Calerga Math Display
The equation entered with LaTeX syntax is converted to MathML presentation, which is rendered in the canvas HTML element. Here are some examples you can try: \alpha \Gamma symbols \sin superscript subscript groups \sqrt \root \frac accents \not spacing \pmatrix array \nolimits font \color
Bounding box Text position
The following LaTeX features are supported:
- variables (each letter is a separate variable)
- numbers (sequences of digit and dot characters)
- superscripts and subscripts, prime (single or multiple)
- braces used to group subexpressions or specify arguments with more than one token
- operators (+, -, comma, semicolon, etc.)

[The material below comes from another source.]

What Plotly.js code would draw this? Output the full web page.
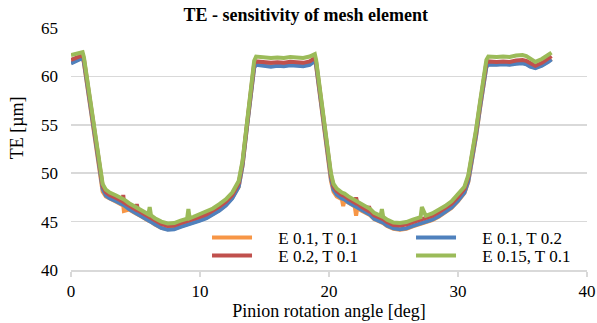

- control sequences for character definitions, with greek characters in lower case (\alpha, ..., \omega, \varepsilon, \vartheta, \varphi) and upper case (\Alpha, ..., \Omega), arrows (\leftarrow or \gets, \rightarrow or \to, \uparrow, \downarrow, \leftrightarrow, \updownarrow, \Leftarrow, \Rightarrow, \Uparrow, \Downarrow, \Leftrightarrow, \Updownarrow, \nwarrow, \nearrow, \searrow, \swarrow, \mapsto, \hookleftarrow, \hookrightarrow, \Longleftrightarrow, \longmapsto), and symbols (\|, \ell, \partial, \infty, \emptyset, \nabla, \perp, \angle, \triangle, \backslash, \forall, \exists, \flat, \natural, \sharp, \pm, \mp, \cdot, \times, \star, \diamond, \cap, \cup, etc.)
- \not followed by comparison operator, such as \not< or \not\approx
- control sequences for function definitions (\arccos, \arcsin, \arctan, \arg, \cos, \cosh, \cot, \coth, \csc, \deg, \det, \dim, \exp, \gcd, \hom, \inf, \injlim, \ker, \lg, \liminf, \limsup, \ln, \log, \max, \min, \Pr, \projlim, \sec, \sin, \sinh, \sup, \tan, \tanh)
- accents (\hat, \check, \tilde, \acute, grave, \dot, \ddot, \dddot, breve, \bar, \vec, \overline, \widehat, \widetilde, \underline)
- \left and \right
- fractions with \frac or \over
- roots with \sqrt (without optional radix) or \root...\of...
- \atop
- large operators (\bigcap, \bigcup, \bigodot, \bigoplus, \bigotimes, \bigsqcup, \biguplus, \bigvee, \bigwedge, \coprod, \prod, and \sum with implicit \limits for limits below and above the symbol; and \int, \iint, \iiint, \iiiint, \oint, and \oiint with implicit \nolimits for limits to the right of the symbol)
- \limits and \nolimits for functions and large operators
- matrices with \matrix, \pmatrix, \bmatrix, \Bmatrix, \vmatrix, \Vmatrix, \begin{array}{...}.../\end{array}; values are separated with & and rows with \cr or \\
- font selection with \rm for roman, \bf for bold face, and \mit for math italic
- color with \color{c} where c is black, red, green, blue, cyan, magenta, yellow, white, orange, violet, purple, brown, darkgray, gray, or lightgray
- hidden element with \phantom
- text with \hbox{...} (brace contents is taken verbatim)
- horizontal spaces with \, \: \; \quad \qquad and \!
LaTeX features not enumerated above, such as definitions and nested text and equations, are not supported.
On the other hand, some semantics is recognized to build subexpressions which are revealed in the resulting MathML. For instance, in x+(y+z)w, (y+z) is a subexpressions; so is (y+z)w with an implicit multiplication (resulting in the <mo>⁢<mo> MathML operator), used as the second operand of the addition. LaTeX code (like mathematical notation) is sometimes ambiguous and is not always converted to the expected MathML (e.g. a(b+c) is converted to a function call while the same notation could mean the product of a and b+c), but this should not have any visible effect when the MathML is typeset.
Operators can be used as freely as in LaTeX. Missing operands result in <none/>, as if there were an empty pair of braces {}. Consecutive terms are joined with implicit multiplications.